Royals’ bullpen is a reason for handwringing…
Ned Yost has unveiled most of his Opening Day roster.
At first glance, the Royals’ lineup offers optimism and the starting rotation is promising, but the bullpen could cause some handwringing.
None of the three facets is spectacular.
First, let’s start with the batting order: Alex Gordon (LF), Mike Moustakas (3B), Lorenzo Cain (CF), Eric Hosmer (1B), Salvador Perez (C), Brandon Moss (DH), Paulo Orlando (RF), Alcides Escobar (SS) and Raul Mondesi (2B).

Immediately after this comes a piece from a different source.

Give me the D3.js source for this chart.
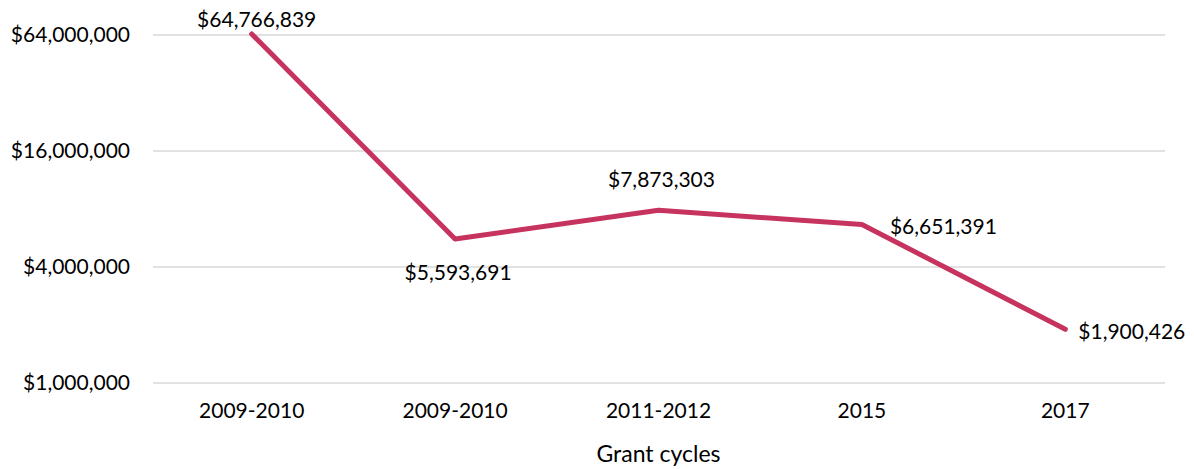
<!DOCTYPE html>
<html>
<head>
<meta charset="utf-8">
<script src="https://cdn.jsdelivr.net/npm/d3@7"></script>
<style>
  body { margin: 0; background: #fff; }
  text { font-family: Lato, "Open Sans", sans-serif; fill: #000; }
</style>
</head>
<body>
<div id="chart"></div>
<script>
const categories = ['2009-2010', '2009-2010', '2011-2012', '2015', '2017'];
const funding = [64766839, 5593691, 7873303, 6651391, 1900426];
const labelPos = ['above', 'below', 'above', 'right', 'right'];
const yTicks = [1000000, 4000000, 16000000, 64000000];

const margin = {top: 35, right: 27, bottom: 86, left: 150},
  width = 1194 - margin.left - margin.right,
  height = 469 - margin.top - margin.bottom;

const x = d3.scaleBand()
  .domain(d3.range(categories.length))
  .range([0, width]);

const y = d3.scaleLog()
  .base(4)
  .domain([1000000, 64000000])
  .range([height, 0]);

const fmt = d3.format('$,');

const svg = d3.select('#chart')
  .append('svg')
  .attr('width', 1194)
  .attr('height', 469)
  .append('g')
  .attr('transform', `translate(${margin.left},${margin.top})`);

// gridlines
svg.append('g')
  .selectAll('line')
  .data(yTicks)
  .enter().append('line')
  .attr('x1', 3)
  .attr('x2', width - 2)
  .attr('y1', d => y(d))
  .attr('y2', d => y(d))
  .attr('stroke', '#d9d9d9')
  .attr('stroke-width', 1.3);

const yAxis = d3.axisLeft(y)
  .tickValues(yTicks)
  .tickFormat(fmt)
  .tickSize(0)
  .tickPadding(20);

svg.append('g')
  .call(yAxis)
  .call(g => g.select('.domain').remove())
  .selectAll('text')
  .style('font-size', '21px');

const xAxis = d3.axisBottom(x)
  .tickFormat(i => categories[i])
  .tickSize(0)
  .tickPadding(20);

svg.append('g')
  .attr('transform', `translate(0,${height})`)
  .call(xAxis)
  .call(g => g.select('.domain').remove())
  .selectAll('text')
  .style('font-size', '21px');

svg.append('text')
  .attr('x', width / 2)
  .attr('y', height + 79)
  .attr('text-anchor', 'middle')
  .style('font-size', '23px')
  .text('Grant cycles');

const line = d3.line()
  .x((d, i) => x(i) + x.bandwidth() / 2)
  .y(d => y(d));

svg.append('path')
  .datum(funding)
  .attr('fill', 'none')
  .attr('stroke', '#c7335f')
  .attr('stroke-width', 5)
  .attr('stroke-linejoin', 'round')
  .attr('stroke-linecap', 'round')
  .attr('d', line);

svg.selectAll('.lbl')
  .data(funding)
  .enter().append('text')
  .attr('class', 'lbl')
  .style('font-size', '21px')
  .attr('x', (d, i) => {
    const cx = x(i) + x.bandwidth() / 2;
    if (labelPos[i] === 'right') return cx + (i === 3 ? 28 : 13);
    return cx + (i === 0 ? 5 : 3);
  })
  .attr('y', (d, i) => {
    const cy = y(d);
    if (labelPos[i] === 'above') return cy - (i === 0 ? 14 : 31);
    if (labelPos[i] === 'below') return cy + 34;
    return cy + 2;
  })
  .attr('dy', '0.35em')
  .attr('text-anchor', (d, i) => labelPos[i] === 'right' ? 'start' : 'middle')
  .text(d => fmt(d));
</script>
</body>
</html>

The top five slots feature mainstays from the Royals’ pennant-winning teams in 2014 and ’15, with Moss adding a little power potential (28 home runs last year) in the middle and a speedy but inconsistent trio at the bottom.
It’s hard to imagine the Royals being as anemic offensively as they were last season (4.2 runs per game, which ranked 13th in the American League), but improvement will hinge on key players staying healthy as well as Orlando, Escobar and Mondesi getting on base often enough to extend rallies.
The sudden shift to becoming more of a power team is reason for pause. Flipping the switch after all these years of small ball – affectionately known in Kansas City as “keep the line moving” – is bound to lead to some glitches, even if the Royals do boast six guys who could knock 20-plus homers this summer.
Yordano Ventura’s tragic death forced general manager Dayton Moore to acquire more starting pitching. And unlike last year, there is no glaring gap in the rotation.
Asking Danny Duffy to duplicate his numbers from 2016 (highlighted by a 3.51 earned-run average, 1.141 WHIP and a 12-3 record) might be a stretch.
But over time, putting a solid performer on the mound each day will pay dividends, especially as the season hits full stride in June and July.
That leaves the bullpen, which was the bedrock of the Royals’ revival.
Over the past four seasons, prognosticators repeatedly whiffed when it came to gauging Yost and company. They undersold the Royals, who have averaged 87.8 wins since 2013.
The difference was the Royals’ bullpen, especially Wade Davis, Greg Holland, Kelvin Herrera and Luke Hochevar.
While the pundits dwelled on analytics when trying to explain Kansas City’s success, they overlooked a simple fact: If the other team can’t score after the fifth or sixth inning, the Royals own a HUGE advantage.
Unfortunately, Herrera is the only holdover from that corps of relievers. And although he should do fine as the closer, there are questions about the seventh and eighth innings.
The ingredients for a shutdown bullpen are available. It’s just a matter of Yost finding the right mix.
Matt Strahm made his Major League debut last summer and was impressive (1.23 ERA in 22 innings), but Yost has indicated Joakim Soria will be the eighth-inning guy.
Soria, once an All-Star closer, came to symbolize the Royals shortcomings in 2016 (with a career-high 4.05 ERA, 27 walks and 10 home runs allowed in 70 innings).
So, in a year when the Royals want a fast start in order to quell talk of a possible trade deadline fire sale, Soria is a cause for consternation.
If he rebounds, and proves it in the first few weeks, Kansas City might be a playoff contender. If he doesn’t, Yost needs to have a short leash, and a Plan B he’s ready to implement.
The bullpen once masked whatever warts the Royals were trying to hide. Now, the rest of the roster may have to return the favor.